It is with a sense of great relief that we bring you this first post-Covid 19 lockdown issue of Mahurangi Matters. Relief that the PM’s high stakes gamble of throwing the country into lockdown with just 48 hours’ notice paid off and relief that we are still here to deliver the news to our communities. Not everyone will be in this happy position. This will be the end of the road for some businesses and many people are likely to find themselves redundant or working shorter hours for less pay. It’s going to be tough paying the bills for a while, but we are up to the challenge. We’ve already shown that by our united stand against the spread of Covid-19 and it has been amazing to see how local restaurants and cafes, as well as many retail outlets, have adapted quickly to offer contactless services. You all deserve a huge pat on the back.
One of the big questions we face is what sort of normal do we want to return to? Admittedly, those of us who weren’t essential workers have had to learn to live with smaller incomes during lockdown, but our reward has been more time to relax, and to spend with family and on occupations we enjoy. Lockdown brought with it less congestion and road noise, less crime, less carnage on our roads and a lot of environmental gains. When the Government pushed the pause button on our lives, it gave us an opportunity to think about the lives we were leading and the lives we might want to live. Let’s not be too quick to jump back on the hamster wheel.
The PM’s mantra throughout lockdown was ‘be kind’ – powerful words, despite their simplicity. As we pick up the pieces of our lives, I hope we will be both kind and patient, to one another and also to ourselves.
On another note, it was with some interest that we observed the criticism of reporters who attended the daily Covid updates during lockdown.

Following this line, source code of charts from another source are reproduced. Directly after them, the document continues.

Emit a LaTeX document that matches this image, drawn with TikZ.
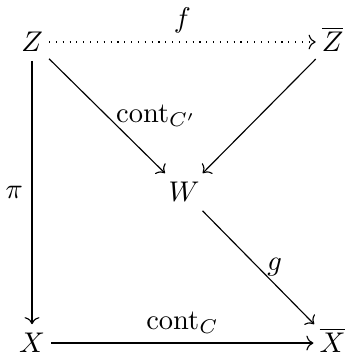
\documentclass[tikz,border=0pt]{standalone}
\usetikzlibrary{arrows.meta}

\begin{document}
\begin{tikzpicture}[
    obj/.style={inner sep=2pt, text height=7.8pt, text depth=1pt},
    map/.style={-{Computer Modern Rightarrow}},
    lbl/.style={inner sep=3pt}
]
\useasboundingbox (0,0) rectangle (4.257,-4.393);
\node[obj] (Z) at (0.395,-0.518) {$Z$};
\node[obj] (Zbar) at (4.105,-0.518) {$\overline{Z}$};
\node[obj] (W) at (2.271,-2.369) {$W$};
\node[obj] (X) at (0.395,-4.233) {$X$};
\node[obj] (Xbar) at (4.105,-4.233) {$\overline{X}$};
\draw[map, dotted] (Z) -- node[lbl, above] {$f$} (Zbar);
\draw[map] (Z) -- node[lbl, anchor=west] {$\mathrm{cont}_{C'}$} (W);
\draw[map] (Zbar) -- (W);
\draw[map] (Z) -- node[lbl, left] {$\pi$} (X);
\draw[map] (W) -- node[lbl, anchor=west] {$g$} (Xbar);
\draw[map] (X) -- node[lbl, above] {$\mathrm{cont}_C$} (Xbar);
\end{tikzpicture}
\end{document}
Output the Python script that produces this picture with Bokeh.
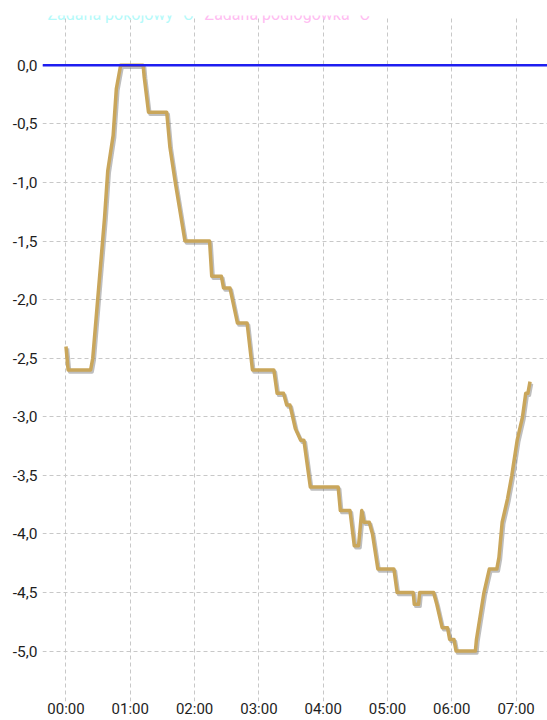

It says a lot about the public’s lack of understanding of what the media’s job is. In this day and age, when governments, councils and corporations employ an army of public relations professionals to put a positive spin on everything they do and say, the media has a vital role to play in unpicking those carefully crafted messages to find the truth. It’s not a job for a lap dog. The reporters who doggedly questioned the testing regimes and supply of Personal Protective Equipment (PPE) weren’t being annoyingly persistent because they couldn’t think of any other questions to ask. They were holding the PM, Cabinet Ministers, the Commissioner of Police and the health authorities to account. Thank goodness NZ has a free and independent media that can challenge the powers that be in this way, and long may it survive.